Oakley began from very humble origins in 1975. Working out of his garage, founder Jim Jannard had an initial investment of just $300 to produce what he called ‘The Oakley Grip’, which he sold out of his car at motocross events. The grip was made out of a substance Jannard had patented called ‘Unobtanium’ (not the stuff they mine in Avatar) which made it unique and advanced for the time. Oakley still use Unobtanium on the nose grips and earsocks of their sunglasses. The name Oakley, incidentally, comes from Jannard’s pet dog.
In its history the company has produced number plates, knee and elbow protection, gloves, chin guards and plenty of other stuff for BMX and motocross riders, but it is for eye wear that they are best known today. This is thanks in part to the their Eyeshades and early endorsements by athletes such as Tour-winner Greg LeMond and triathletes Scott Tinley and Mark Allen.

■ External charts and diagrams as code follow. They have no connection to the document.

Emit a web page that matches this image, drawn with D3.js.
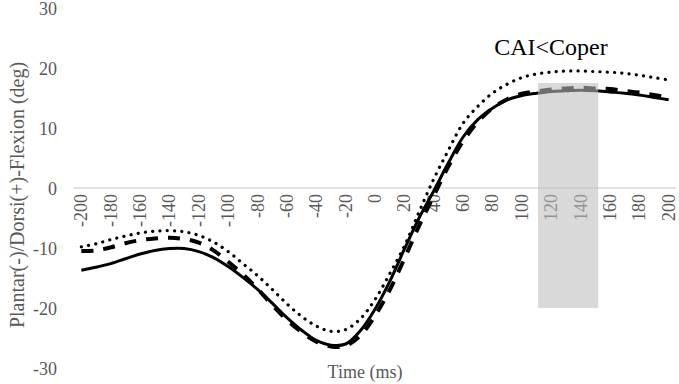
<!DOCTYPE html>
<html><head><meta charset="utf-8">
<script src="https://cdn.jsdelivr.net/npm/d3@7/dist/d3.min.js"></script>
<style>body{margin:0;background:#fff}svg{display:block}</style>
</head><body>
<svg id="c" width="679" height="384"></svg>
<script>
const times = d3.range(-200, 201, 10);
const solidVals = [-13.7,-13.2,-12.6,-11.8,-11.0,-10.4,-10.1,-10.1,-10.6,-11.6,-13.1,-14.9,-16.9,-19.2,-21.6,-23.7,-25.4,-26.2,-26.0,-23.8,-20.2,-15.6,-10.2,-5.0,-0.5,4.2,8.5,11.4,13.3,14.7,15.4,15.8,16.1,16.2,16.3,16.2,16.0,15.8,15.5,15.1,14.7];
const dashedVals = [-10.5,-10.4,-9.9,-9.2,-8.7,-8.4,-8.3,-8.5,-9.1,-10.4,-12.3,-14.4,-16.8,-19.5,-22.0,-24.0,-25.6,-26.4,-26.3,-24.6,-21.3,-17.0,-11.8,-6.3,-1.3,3.6,7.8,11.0,13.3,14.8,15.7,16.1,16.4,16.6,16.7,16.6,16.5,16.2,15.9,15.5,15.1];
const dottedVals = [-9.8,-9.3,-8.6,-8.0,-7.5,-7.2,-7.1,-7.3,-7.9,-9.0,-10.6,-12.6,-14.6,-16.9,-19.3,-21.4,-23.0,-23.9,-23.6,-21.8,-18.6,-14.3,-9.7,-4.0,1.5,6.3,10.8,13.6,15.8,17.3,18.4,19.0,19.3,19.5,19.5,19.4,19.3,19.1,18.8,18.4,18.0];
const xTicks = d3.range(-200, 201, 20);
const yTicks = [30, 20, 10, 0, -10, -20, -30];
const shadeRange = [111, 152];
const shadeValues = [-20, 17.5];
const annotation = "CAI<Coper";
const xTitle = "Time (ms)";
const yTitle = "Plantar(-)/Dorsi(+)-Flexion (deg)";

const svg = d3.select("#c");
const x = d3.scaleLinear().domain([-205, 205]).range([74, 676]);
const y = d3.scaleLinear().domain([-30, 30]).range([368, 8]);
const grey = "#595959";
const font = "'Liberation Serif','Times New Roman',serif";

svg.append("line").attr("x1", x(-205)).attr("x2", x(205)).attr("y1", y(0)).attr("y2", y(0))
  .attr("stroke", "#d9d9d9").attr("stroke-width", 1.5);

svg.append("g").selectAll("text").data(yTicks).join("text")
  .attr("x", 57).attr("y", d => y(d) + 1).attr("text-anchor", "end").attr("dominant-baseline", "central")
  .attr("font-family", font).attr("font-size", 18).attr("fill", grey).text(d => d);

svg.append("g").selectAll("text").data(xTicks).join("text")
  .attr("transform", d => `translate(${x(d)},194) rotate(-90)`)
  .attr("text-anchor", "end").attr("dominant-baseline", "central")
  .attr("font-family", font).attr("font-size", 18).attr("fill", grey).text(d => d);

const line = d3.line().x((d, i) => x(times[i])).y(d => y(d)).curve(d3.curveCatmullRom.alpha(0.5));

svg.append("path").attr("d", line(solidVals)).attr("fill", "none").attr("stroke", "#000").attr("stroke-width", 3);
svg.append("path").attr("d", line(dashedVals)).attr("fill", "none").attr("stroke", "#000").attr("stroke-width", 4)
  .attr("stroke-dasharray", "12,10");
svg.append("path").attr("d", line(dottedVals)).attr("fill", "none").attr("stroke", "#000").attr("stroke-width", 3.2)
  .attr("stroke-linecap", "round").attr("stroke-dasharray", "0.1,7.2");

svg.append("rect").attr("x", x(shadeRange[0])).attr("width", x(shadeRange[1]) - x(shadeRange[0]))
  .attr("y", y(shadeValues[1])).attr("height", y(shadeValues[0]) - y(shadeValues[1]))
  .attr("fill", "#bebebe").attr("fill-opacity", 0.58);

svg.append("text").attr("x", 551).attr("y", 55).attr("text-anchor", "middle")
  .attr("font-family", font).attr("font-size", 24).attr("fill", "#000").text(annotation);

svg.append("text").attr("x", 365).attr("y", 378).attr("text-anchor", "middle")
  .attr("font-family", font).attr("font-size", 18).attr("fill", grey).text(xTitle);

svg.append("text").attr("transform", "translate(17,195) rotate(-90)").attr("text-anchor", "middle")
  .attr("dominant-baseline", "central")
  .attr("font-family", font).attr("font-size", 20).attr("fill", grey).text(yTitle);
</script>
</body></html>
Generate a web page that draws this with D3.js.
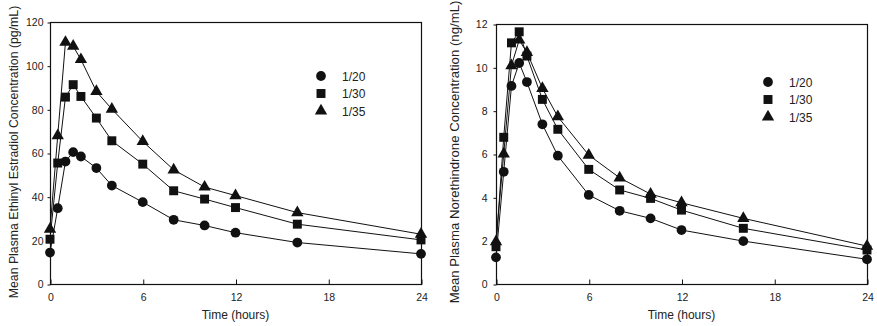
<!DOCTYPE html>
<html>
<head>
<meta charset="utf-8">
<script src="https://cdn.jsdelivr.net/npm/d3@7"></script>
<style>
body { margin: 0; background: #fff; }
svg { display: block; }
text { font-family: "Liberation Sans", Arial, sans-serif; fill: #222; }
</style>
</head>
<body>
<svg id="chart" width="877" height="326"></svg>
<script>
// ---- data ----
const times = [0, 0.5, 1, 1.5, 2, 3, 4, 6, 8, 10, 12, 16, 24];
const seriesNames = ["1/20", "1/30", "1/35"];
const xTicks = [0, 6, 12, 18, 24];

// Ethinyl estradiol (pg/mL)
const ee_120 = [14.4, 34.7, 56.1, 60.4, 58.4, 53.1, 45.1, 37.5, 29.4, 26.8, 23.5, 19.0, 13.8];
const ee_130 = [20.5, 55.4, 85.6, 91.3, 85.9, 76.0, 65.6, 54.9, 42.7, 38.9, 35.0, 27.4, 20.2];
const ee_135 = [25.1, 67.9, 110.7, 108.9, 102.8, 88.2, 80.1, 65.3, 52.3, 44.4, 40.5, 32.7, 22.8];
const eeTicks = [0, 20, 40, 60, 80, 100, 120];

// Norethindrone (ng/mL)
const ne_120 = [1.23, 5.18, 9.14, 10.2, 9.32, 7.37, 5.92, 4.11, 3.38, 3.03, 2.49, 1.98, 1.14];
const ne_130 = [1.72, 6.77, 11.13, 11.64, 10.52, 8.52, 7.14, 5.29, 4.34, 3.95, 3.41, 2.57, 1.57];
const ne_135 = [1.95, 6.0, 10.08, 11.26, 10.69, 9.03, 7.72, 5.95, 4.9, 4.15, 3.75, 3.03, 1.75];
const neTicks = [0, 2, 4, 6, 8, 10, 12];

const svg = d3.select("#chart");
const symbols = [d3.symbolCircle, d3.symbolSquare, d3.symbolTriangle];
const symSizes = [75, 80, 66];

function drawPanel(cfg) {
  const x = d3.scaleLinear().domain([0, 24]).range([cfg.x0, cfg.x1]);
  const y = d3.scaleLinear().domain([0, cfg.yMax]).range([cfg.y0, cfg.y1]);
  const g = svg.append("g");

  // frame
  g.append("rect")
    .attr("x", cfg.x0 + 0.5).attr("y", cfg.y1 + 0.5)
    .attr("width", cfg.x1 - cfg.x0).attr("height", cfg.y0 - cfg.y1)
    .attr("fill", "none").attr("stroke", "#111").attr("stroke-width", 1.2);

  // x axis (inward ticks)
  const xa = g.append("g").attr("transform", `translate(0.5,${cfg.y0 + 0.5})`)
    .call(d3.axisBottom(x).tickValues(xTicks).tickSizeInner(-5).tickSizeOuter(0).tickPadding(9));
  xa.select(".domain").remove();
  xa.selectAll("line").attr("stroke", "#111");
  xa.selectAll("text").attr("font-size", 10.5).attr("fill", "#333")
    .style("font-family", '"Liberation Sans", Arial, sans-serif');

  // y axis (outward ticks)
  const ya = g.append("g").attr("transform", `translate(${cfg.x0 + 0.5},0.5)`)
    .call(d3.axisLeft(y).tickValues(cfg.yTicks).tickSizeInner(3).tickSizeOuter(0).tickPadding(cfg.yPad));
  ya.select(".domain").remove();
  ya.selectAll("line").attr("stroke", "#111");
  ya.selectAll("text").attr("font-size", 10.5).attr("fill", "#333")
    .style("font-family", '"Liberation Sans", Arial, sans-serif');

  // lines + markers
  const line = d3.line().x((d, i) => x(times[i])).y(d => y(d));
  cfg.series.forEach((vals, si) => {
    g.append("path").datum(vals).attr("d", line)
      .attr("fill", "none").attr("stroke", "#111").attr("stroke-width", 1);
  });
  cfg.series.forEach((vals, si) => {
    g.selectAll(null).data(vals).enter().append("path")
      .attr("d", d3.symbol().type(symbols[si]).size(symSizes[si]))
      .attr("transform", (d, i) => `translate(${x(times[i])},${y(d)})`)
      .attr("fill", "#111");
  });

  // legend
  const lg = g.append("g").attr("transform", `translate(${cfg.legX},${cfg.legY})`);
  seriesNames.forEach((name, i) => {
    lg.append("path").attr("d", d3.symbol().type(symbols[i]).size(symSizes[i]))
      .attr("transform", `translate(0,${i * 17.5})`).attr("fill", "#111");
    lg.append("text").attr("x", 21).attr("y", i * 17.5 + 4.5)
      .attr("font-size", 12).text(name);
  });

  // axis titles
  g.append("text").attr("x", (cfg.x0 + cfg.x1) / 2).attr("y", 319)
    .attr("text-anchor", "middle").attr("font-size", 12).text("Time (hours)");
  g.append("text")
    .attr("transform", `translate(${cfg.yLabX},${cfg.yLabY}) rotate(-90)`)
    .attr("text-anchor", "middle").attr("font-size", cfg.yLabSize).text(cfg.yLabel);
}

drawPanel({
  x0: 50, x1: 421, y0: 284, y1: 22, yMax: 120, yTicks: eeTicks, yPad: 4,
  series: [ee_120, ee_130, ee_135],
  legX: 321, legY: 76,
  yLabX: 18, yLabY: 152, yLabSize: 12.3,
  yLabel: "Mean Plasma Ethinyl Estradiol Concentration (pg/mL)"
});

drawPanel({
  x0: 496, x1: 867, y0: 284, y1: 24, yMax: 12, yTicks: neTicks, yPad: 6,
  series: [ne_120, ne_130, ne_135],
  legX: 768, legY: 82,
  yLabX: 459, yLabY: 152, yLabSize: 13.2,
  yLabel: "Mean Plasma Norethindrone Concentration (ng/mL)"
});
</script>
</body>
</html>
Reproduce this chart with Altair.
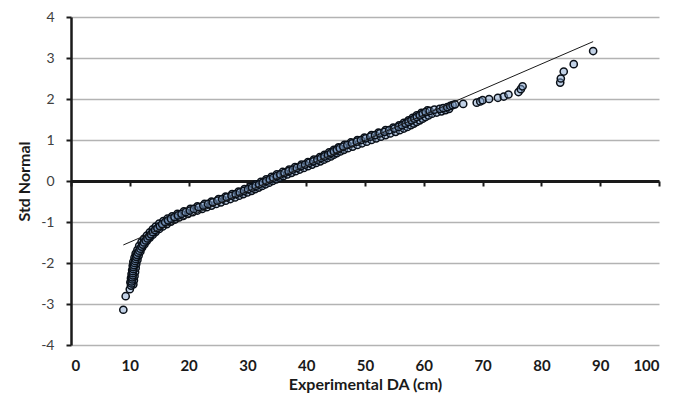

Jim Jannard is still very much in charge at Oakley and the company continues to embody his ‘mad scientist’ approach to business. They currently hold over 600 patents and test extensively with top athletes to incorporate these advances into real competition conditions. While their eye wear remains iconic and ubiquitous everywhere from a military barracks to surf shack, the company do produce a huge range of other apparel and accessories. Their technical and performance backpacks are of particular interest to endurance cyclists.